A disparada no preço dos alimentos mudou a vida dos brasileiros nos últimos meses. Pesquisa do Datafolha mostra que 58% dos consumidores estão comprando menos comida para driblar a inflação. O aperto no orçamento também levou metade das pessoas a cortar gastos com água, luz e gás.
Em Dix-Sept Rosado, na zona Leste de Natal, a pensionista Maria da Glória, de 78 anos, conta que equilibrar as contas virou desafio diário. “Tenho que controlar tudo, do contrário, não dou conta de pagar água e luz. O café é o que está mais caro”, reclama. A bebida, aliás, é um dos itens que mais pesaram no bolso. Segundo o Datafolha, 50% trocaram a marca do café por outra mais barata e 49% diminuíram o consumo.
As trocas para economizar vão além do café. A aposentada Raimunda Moura, de 75 anos, trocou a carne bovina pelo frango. Vanessa Frossard, que trabalha em uma loja de autopeças, passou a comparar preços entre supermercados e aproveitar promoções. “Conheço bem os mercados do bairro e olho os encartes para aproveitar o melhor preço”, explica.
A estratégia de substituir marcas também virou regra para o servidor público Carlos Barbosa, de 51 anos. “Se a marca está mais barata, eu levo. Hoje, preço vale mais que marca”, diz.
Além de mudar hábitos, muitos consumidores estão buscando outras fontes de renda. Quase metade (47%) declarou ao Datafolha que procura ganhar dinheiro extra. A crise também afetou a compra de medicamentos: 36% dos entrevistados disseram que passaram a comprar menos remédios.
O impacto da inflação também pesou no pagamento das contas. Segundo o levantamento, 32% deixaram de quitar dívidas e 26% atrasaram alguma despesa doméstica. A pesquisa foi feita de 1º a 3 de abril, com 3.054 pessoas em 172 cidades do País.
Apesar da alta, 61% dos entrevistados disseram que ainda têm comida suficiente em casa. Para 25%, a quantidade é insuficiente.
Para o professor Thales Penha, do Departamento de Economia da UFRN, a troca de marcas e de produtos é natural em tempos de inflação. “Se a manteiga sobe muito, o consumidor vai para a margarina. Se a carne de primeira encarece, procura a de segunda”, explica.
O presidente da Associação dos Supermercadistas do Rio Grande do Norte (Assurn), Mikelyson Góis, confirma que a mudança de hábitos é visível. “O consumidor que comprava produtos premium agora vai para marcas mais baratas. Quem já comprava o intermediário, desceu ainda mais”, afirma.

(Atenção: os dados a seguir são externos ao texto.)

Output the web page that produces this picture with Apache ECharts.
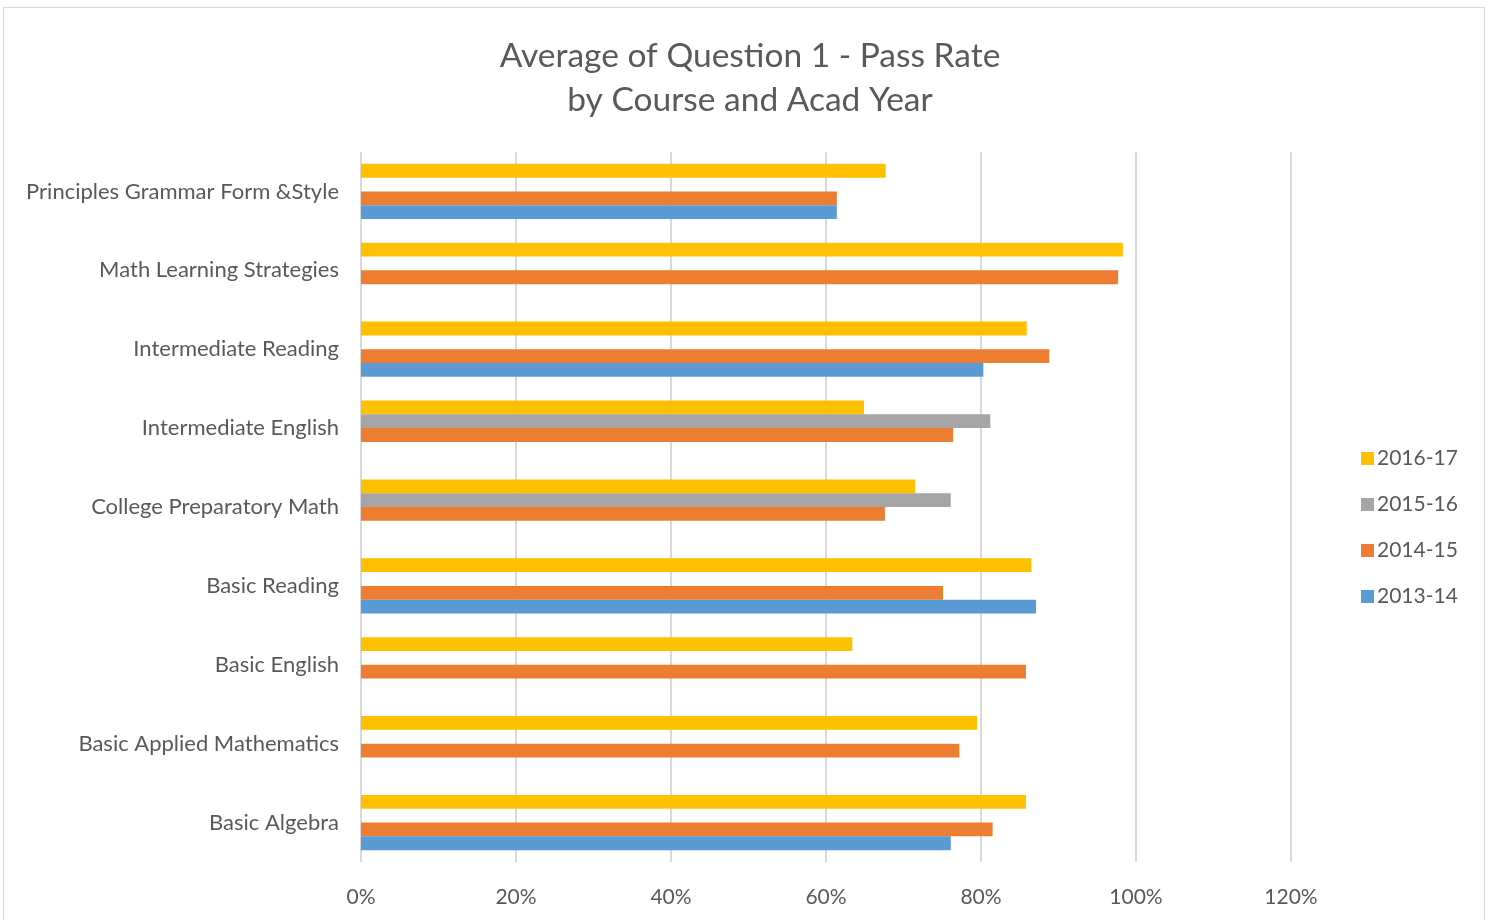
<!DOCTYPE html>
<html>
<head>
<meta charset="utf-8">
<script src="https://cdn.jsdelivr.net/npm/echarts@6/dist/echarts.min.js"></script>
<style>
html, body { margin: 0; padding: 0; background: #fff; }
#frame { position: absolute; left: 3px; top: 7px; width: 1482px; height: 920px; border: 1px solid #d9d9d9; box-sizing: border-box; }
#chart { width: 1495px; height: 920px; }
</style>
</head>
<body>
<div id="frame"></div>
<div id="chart"></div>
<script>
// courses, bottom to top like the excel chart
var courses = ['Basic Algebra', 'Basic Applied Mathematics', 'Basic English', 'Basic Reading',
  'College Preparatory Math', 'Intermediate English', 'Intermediate Reading',
  'Math Learning Strategies', 'Principles Grammar Form &Style'];
var years = ['2016-17', '2015-16', '2014-15', '2013-14'];
var rate1617 = [0.858, 0.795, 0.634, 0.865, 0.715, 0.649, 0.859, 0.983, 0.677];
var rate1516 = [null, null, null, null, 0.761, 0.812, null, null, null];
var rate1415 = [0.815, 0.772, 0.858, 0.751, 0.676, 0.764, 0.888, 0.977, 0.614];
var rate1314 = [0.761, null, null, 0.871, null, null, 0.803, null, 0.614];
var xTicks = [0, 0.2, 0.4, 0.6, 0.8, 1.0, 1.2];
var colors = ['#ffc000', '#a5a5a5', '#ed7d31', '#5b9bd5'];

var txt = '#595959';
var font = 'Lato, "Open Sans", sans-serif';
var allRates = [rate1617, rate1516, rate1415, rate1314];

var option = {
  animation: false,
  textStyle: { fontFamily: font },
  title: {
    text: 'Average of Question 1 - Pass Rate\nby Course and Acad Year',
    left: 745, top: 29, textAlign: 'center',
    textStyle: { color: txt, fontSize: 33.5, fontWeight: 'normal', lineHeight: 44, fontFamily: font }
  },
  legend: {
    orient: 'vertical',
    left: 1356, top: 443,
    itemWidth: 13, itemHeight: 13, itemGap: 25,
    data: years,
    icon: 'rect',
    textStyle: { color: txt, fontSize: 21, fontFamily: font, padding: [0, 0, 0, -2] }
  },
  grid: { left: 361, right: 204, top: 152, bottom: 58, containLabel: false },
  xAxis: {
    type: 'value', min: xTicks[0], max: xTicks[xTicks.length - 1], interval: 0.2,
    axisLine: { show: false }, axisTick: { show: false },
    splitLine: { lineStyle: { color: '#d9d9d9', width: 2 } },
    axisLabel: { color: txt, fontSize: 21, margin: 25,
      formatter: function (v) { return Math.round(v * 100) + '%'; } }
  },
  yAxis: {
    type: 'category', data: courses,
    axisLine: { show: false }, axisTick: { show: false },
    axisLabel: { color: txt, fontSize: 22, margin: 22 }
  },
  series: years.map(function (y, i) {
    return {
      name: y, type: 'bar', data: allRates[i],
      barGap: '0%', barCategoryGap: '30%',
      itemStyle: { color: colors[i] }
    };
  })
};

var myChart = echarts.init(document.getElementById('chart'));
myChart.setOption(option);
</script>
</body>
</html>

Dono de um mercadinho na zona Oeste de Natal, Arnaldo André diz que a clientela está muito sensível aos preços. “Qualquer R$ 0,20 de diferença já muda a venda”, conta.
Segundo Góis, a alta dos preços dificulta até o estoque dos supermercados, que precisam calcular melhor as compras para evitar perdas. Produtos como café, carne e arroz são os mais complicados de gerenciar.
Entre quem ganha até dois salários mínimos, o impacto da inflação é ainda maior. O Datafolha aponta que 67% desse grupo compram menos alimentos. Entre eles, 45% reduziram a compra de remédios e 32% deixaram de pagar contas da casa.
O professor Thales Penha lembra que quem tem renda mais baixa tem menos opções para se proteger da alta dos preços. “Muitos vão morar com parentes, andam mais de bicicleta e enfrentam condições de vida piores”, afirma.
O Índice Nacional de Preços ao Consumidor Amplo 15 (IPCA-15) de abril mostrou alta de 0,43%, puxada pelos alimentos, mas o ritmo desacelerou em relação a março. Para Penha, a expectativa é de estabilização nos próximos meses, com melhora da safra agrícola.
“O café, no entanto, pode demorar mais para ter preços estáveis, porque houve problemas de produção no Brasil e no Vietnã”, alerta o professor.
Enquanto isso, os consumidores seguem adaptando a rotina e o carrinho de compras ao novo cenário.